At 11.02am, Triplet 1 (T1) was extracted, 11.03am Triplet 2 (T2) and at 11.04am Triplet 3 (T3) (with all the bits that came with them).
I felt the relief of weight immediately, particularly T1 who had been so so low down, right at the bottom of my belly. After all three babies were out, one of my new BFFs immediately said ‘Ooh look at the tiny waist, how can you get that back so quickly?’ Well, you have just taken 3 babies out of me. She was forgiven for her earlier ‘beach ball up the jumper’ comment.
Our boys were all whisked to their ‘baby bases’ which were labelled Triplet 1, Triplet 2 and Triplet 3 surprisingly enough and weighed, wiped down and given the all important initial inspection.
We were given T1 first, who looked like a little mouse (and still does) but surprisingly alert. I held him in an awkward position as one could only do whilst lying down on an operating table with a screen under ones armpits. My husband held T3, who to be honest just looked too cool to be a baby, a cross between Brad Pitt and Jack Bauer, slight jaundice tan and wavy hair. I was then greeted with T2 who quite frankly just howled at me and I found this difficult as I was not in a physical position to do anything comforting about this.

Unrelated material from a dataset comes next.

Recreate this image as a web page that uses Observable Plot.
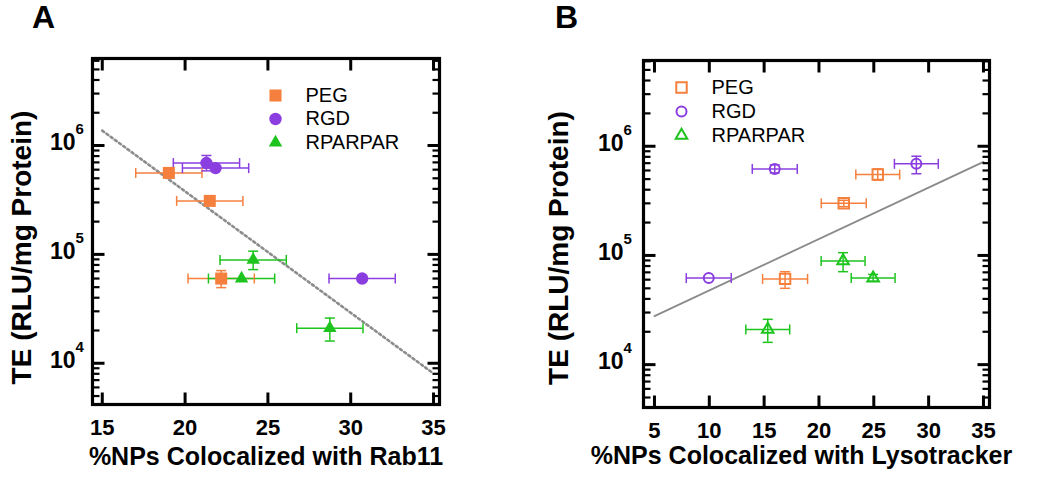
<!DOCTYPE html>
<html><head><meta charset="utf-8">
<script src="https://cdn.jsdelivr.net/npm/d3@7"></script>
<script src="https://cdn.jsdelivr.net/npm/@observablehq/plot@0.6"></script>
<style>
html,body{margin:0;padding:0;background:#fff;}
#wrap{position:relative;width:1050px;height:487px;overflow:hidden;background:#fff;}
#wrap svg{position:absolute;top:0;}
</style></head><body><div id="wrap"></div>
<script>
// ---------- shared ----------
const series = ["PEG", "RGD", "RPARPAR"];
const colors = ["#F5803E", "#8B3EE0", "#1EC41E"];
const symbols = ["square", "circle", "triangle"];

// ---------- Panel A (Rab11) ----------
const aPegX = [19.02, 21.49, 22.18];
const aPegY = [5.6e5, 3.1e5, 6.0e4];
const aPegXErr = [2.0, 2.0, 2.0];
const aPegYLo = [null, null, 4.95e4];
const aPegYHi = [null, null, 7.1e4];

const aRgdX = [21.29, 21.84, 30.69];
const aRgdY = [6.9e5, 6.2e5, 6.0e4];
const aRgdXErr = [2.0, 2.0, 2.0];
const aRgdYLo = [5.85e5, null, null];
const aRgdYHi = [8.1e5, null, null];

const aRparX = [24.11, 23.41, 28.74];
const aRparY = [8.9e4, 6.0e4, 2.1e4];
const aRparXErr = [2.0, 2.0, 2.0];
const aRparYLo = [7.25e4, null, 1.6e4];
const aRparYHi = [1.07e5, null, 2.6e4];

const aFitX = [15, 35];
const aFitY = [1.37e6, 8.05e3];

const aXTicks = [15, 20, 25, 30, 35];
const aXTitle = "%NPs Colocalized with Rab11";

// ---------- Panel B (Lysotracker) ----------
const bPegX = [25.36, 22.26, 16.91];
const bPegY = [5.5e5, 3.0e5, 6.1e4];
const bPegXErr = [2.0, 2.05, 2.05];
const bPegYLo = [4.9e5, 2.8e5, 5.0e4];
const bPegYHi = [6.2e5, 3.2e5, 7.1e4];

const bRgdX = [15.97, 28.88, 9.95];
const bRgdY = [6.2e5, 6.9e5, 6.2e4];
const bRgdXErr = [2.05, 2.0, 2.05];
const bRgdYLo = [5.7e5, 5.6e5, null];
const bRgdYHi = [6.75e5, 8.1e5, null];

const bRparX = [22.2, 24.94, 15.33];
const bRparY = [8.9e4, 6.2e4, 2.1e4];
const bRparXErr = [2.0, 2.0, 2.0];
const bRparYLo = [7.1e4, 5.8e4, 1.6e4];
const bRparYHi = [1.06e5, 6.7e4, 2.6e4];

const bFitX = [5, 35];
const bFitY = [2.78e4, 7.2e5];

const bXTicks = [5, 10, 15, 20, 25, 30, 35];
const bXTitle = "%NPs Colocalized with Lysotracker";

// ---------- shared axis content ----------
const yTitle = "TE (RLU/mg Protein)";
const yMajor = [1e4, 1e5, 1e6];
const yMinor = [5e3, 6e3, 7e3, 8e3, 9e3,
  2e4, 3e4, 4e4, 5e4, 6e4, 7e4, 8e4, 9e4,
  2e5, 3e5, 4e5, 5e5, 6e5, 7e5, 8e5, 9e5,
  2e6, 3e6, 4e6, 5e6, 6e6];

// ---------- build tables ----------
function build(name, X, Y, XE, YL, YH) {
  return X.map((x, i) => ({series: name, x, y: Y[i], xlo: x - XE[i], xhi: x + XE[i], ylo: YL[i], yhi: YH[i]}));
}
const aRows = [
  ...build("PEG", aPegX, aPegY, aPegXErr, aPegYLo, aPegYHi),
  ...build("RGD", aRgdX, aRgdY, aRgdXErr, aRgdYLo, aRgdYHi),
  ...build("RPARPAR", aRparX, aRparY, aRparXErr, aRparYLo, aRparYHi)
];
const bRows = [
  ...build("PEG", bPegX, bPegY, bPegXErr, bPegYLo, bPegYHi),
  ...build("RGD", bRgdX, bRgdY, bRgdXErr, bRgdYLo, bRgdYHi),
  ...build("RPARPAR", bRparX, bRparY, bRparXErr, bRparYLo, bRparYHi)
];
const aFit = aFitX.map((x, i) => ({x, y: aFitY[i]}));
const bFit = bFitX.map((x, i) => ({x, y: bFitY[i]}));

// custom symbols: error-bar caps and one-sided frame ticks (length = r)
const len = s => Math.sqrt(s / Math.PI);
const capV = {draw(c, s) { const r = len(s); c.moveTo(0, -r); c.lineTo(0, r); }};
const capH = {draw(c, s) { const r = len(s); c.moveTo(-r, 0); c.lineTo(r, 0); }};
const tickUp = {draw(c, s) { c.moveTo(0, 0); c.lineTo(0, -len(s)); }};
const tickDown = {draw(c, s) { c.moveTo(0, 0); c.lineTo(0, len(s)); }};
const tickRight = {draw(c, s) { c.moveTo(0, 0); c.lineTo(len(s), 0); }};
const tickLeft = {draw(c, s) { c.moveTo(0, 0); c.lineTo(-len(s), 0); }};

const H = 487;
const FONT = "Liberation Sans";
const tk = (data, ch, anchor, sym, r, sw) =>
  Plot.dot(data, {[ch]: d => d, frameAnchor: anchor, symbol: sym, r, stroke: "black", fill: "none", strokeWidth: sw});

function plotWith(cfg, marks) {
  const svg = Plot.plot({
    width: cfg.width, height: H,
    marginTop: cfg.mt, marginRight: cfg.mr, marginBottom: cfg.mb, marginLeft: cfg.ml,
    x: {domain: cfg.xDomain, axis: null},
    y: {type: "log", domain: cfg.yDomain, axis: null},
    color: {domain: series, range: colors},
    style: {fontFamily: FONT, color: "black", background: "transparent", overflow: "visible"},
    marks
  });
  svg.style.left = cfg.left + "px";
  return svg;
}

function makePanel(cfg) {
  const rows = cfg.rows;
  const yRows = rows.filter(d => d.ylo != null);
  const marks = [
    Plot.line(cfg.fit, {x: "x", y: "y", ...cfg.fitStyle}),
    Plot.ruleY(rows, {y: "y", x1: "xlo", x2: "xhi", stroke: "series", strokeWidth: 1.5}),
    Plot.dot(rows, {x: "xlo", y: "y", symbol: capV, r: 5, stroke: "series", fill: "none", strokeWidth: 1.5}),
    Plot.dot(rows, {x: "xhi", y: "y", symbol: capV, r: 5, stroke: "series", fill: "none", strokeWidth: 1.5}),
    Plot.ruleX(yRows, {x: "x", y1: "ylo", y2: "yhi", stroke: "series", strokeWidth: 1.5}),
    Plot.dot(yRows, {x: "x", y: "ylo", symbol: capH, r: 5, stroke: "series", fill: "none", strokeWidth: 1.5}),
    Plot.dot(yRows, {x: "x", y: "yhi", symbol: capH, r: 5, stroke: "series", fill: "none", strokeWidth: 1.5})
  ];
  series.forEach((s, i) => {
    const sty = cfg.filled
      ? {fill: colors[i], stroke: "none", r: cfg.rs[i]}
      : {fill: "none", stroke: colors[i], strokeWidth: 2, r: cfg.rs[i]};
    marks.push(Plot.dot(rows.filter(d => d.series === s), {x: "x", y: "y", symbol: symbols[i], ...sty}));
    marks.push(Plot.dot([s], {frameAnchor: "top-left", dx: cfg.legDx, dy: cfg.legDy + i * cfg.legStep, symbol: symbols[i], ...sty}));
    marks.push(Plot.text([s], {frameAnchor: "top-left", dx: cfg.legTx, dy: cfg.legDy + i * cfg.legStep, text: d => d, textAnchor: "start", lineAnchor: "middle", fontSize: 20}));
  });
  marks.push(Plot.text(cfg.xTicks, {x: d => d, text: d => String(d), frameAnchor: "bottom", dy: cfg.xLabDy, textAnchor: "middle", lineAnchor: "middle", fontSize: 22, fontWeight: "bold"}));
  marks.push(Plot.text(yMajor, {y: d => d, text: () => "10", frameAnchor: "left", textAnchor: "end", dx: cfg.yLabDx, dy: -3, lineAnchor: "middle", fontSize: 23, fontWeight: "bold"}));
  marks.push(Plot.text(yMajor, {y: d => d, text: d => String(Math.round(Math.log10(d))), frameAnchor: "left", textAnchor: "start", dx: cfg.yLabDx, dy: -16, lineAnchor: "middle", fontSize: 15, fontWeight: "bold"}));
  marks.push(Plot.text([cfg.xTitle], {text: d => d, frameAnchor: "bottom", dx: cfg.xTitleDx, dy: cfg.xTitleDy, textAnchor: "middle", lineAnchor: "middle", fontSize: 25, fontWeight: "bold"}));
  marks.push(Plot.text([yTitle], {text: d => d, frameAnchor: "left", dx: cfg.yTitleDx, dy: cfg.yTitleDy, rotate: -90, textAnchor: "middle", lineAnchor: "middle", fontSize: 28, fontWeight: "bold"}));
  marks.push(Plot.text([cfg.label], {text: d => d, frameAnchor: "top-left", dx: cfg.labDx, dy: cfg.labDy, textAnchor: "middle", lineAnchor: "middle", fontSize: 32, fontWeight: "bold"}));

  // overlay: frame and inward ticks on all four sides
  const frameMarks = [
    tk(cfg.xTicks, "x", "bottom", tickUp, 12, 3),
    tk(cfg.xTicks, "x", "top", tickDown, 12, 3),
    tk(yMajor, "y", "left", tickRight, 12, 3),
    tk(yMajor, "y", "right", tickLeft, 12, 3),
    tk(yMinor, "y", "left", tickRight, 7, 2.2),
    tk(yMinor, "y", "right", tickLeft, 7, 2.2),
    Plot.frame({stroke: "black", strokeWidth: 3.2})
  ];
  return [plotWith(cfg, marks), plotWith(cfg, frameMarks)];
}

const wrap = document.getElementById("wrap");
wrap.append(...makePanel({
  left: 0, width: 520, mt: 58, mr: 81, mb: 83, ml: 92,
  xDomain: [14.41, 35.36], yDomain: [4.18e3, 6.3e6],
  rows: aRows, fit: aFit,
  fitStyle: {stroke: "#8c8c8c", strokeWidth: 2.6, strokeDasharray: "2.2,3"},
  filled: true, rs: [6.8, 6.2, 5.0],
  legDx: 183, legDy: 37, legStep: 23.5, legTx: 213,
  xTicks: aXTicks, xLabDy: 23.5, yLabDx: -17,
  xTitle: aXTitle, xTitleDx: 0, xTitleDy: 52,
  yTitleDx: -70, yTitleDy: 16,
  label: "A", labDx: -49, labDy: -41
}));
wrap.append(...makePanel({
  left: 520, width: 530, mt: 60, mr: 61, mb: 80, ml: 123,
  xDomain: [4.0, 35.55], yDomain: [4.05e3, 6.1e6],
  rows: bRows, fit: bFit,
  fitStyle: {stroke: "#8a8a8a", strokeWidth: 1.8},
  filled: false, rs: [5.9, 5.0, 4.3],
  legDx: 38, legDy: 27, legStep: 24, legTx: 68,
  xTicks: bXTicks, xLabDy: 23, yLabDx: -20,
  xTitle: bXTitle, xTitleDx: -15, xTitleDy: 48,
  yTitleDx: -84, yTitleDy: 14,
  label: "B", labDx: -77, labDy: -43
}));
</script></body></html>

I did feel particular useless and overwhelmed by it all.
The weights were called as 5lb 7oz, 6 lb 3oz and 5 lbs, and I was overjoyed that my body had allowed me to get my babies so big. The ability to carry these babies to that weight has honestly been the greatest achievement in my life. I always used to struggle with the ‘So what has been your greatest achievement?’ question in interviews, and if I was ever faced with this again, I have a new answer. Relevant to the job or not, you can’t knock a woman for that.
So 16 lbs 10oz of baby plus three placentas is not bad going, and when I moan about the state of my stomach now, I really don’t mind (ok, well, sometimes I do – that’s the thing with skin you see, once it’s stretched, it’s well, stretched).
During the initial check-ups, it was soon realised that T2 was ‘grunting’, and was to go to the SCBU for more oxygen, so just four of us progressed to the post-op room.
We were told that T1 and T3 could stay with us and would be moving up to the maternity ward with me. Their weights were good enough and the doctor’s assessment did not see any reason why they need to spend time in SCBU. We had never expected this, assuming that they would automatically be whisked away and were overjoyed. I set about breastfeeding T1 and T3 whilst my husband followed T2 into SCBU.
Next came the naming discussion. We had already decided on our three names. So now we just had to allocate these out. Some people decide what the first out, second out and so on are to be called. I wanted to see what they looked like. I had been looking at T1 and T3 whilst feeding them (which they were doing surprisingly well at, latching on and having a go which is all a mother could ask for at this stage) and thinking what they looked like. My husband had been doing the same with T2. It seemed that one name had been allocated twice. After a bit of negotiation, we soon allocated out our names, first and middle.
At 3pm the four of us were transferred up to the ward where I was given my own room (with en-suite). I cannot imagine having to be on a ward with others. Can you imagine all the looks and questioning. My room was very spacious with a nice view and we started to settle in. We did the calls to the anxious close family, (yes really, three boys) who had to set pen to paper to jot down the names and weights in the right order so they could liaise with the rest of those in waiting of the news.
And away we went. A baby each and one to pop and see in SCBU….. Surely we could manage that.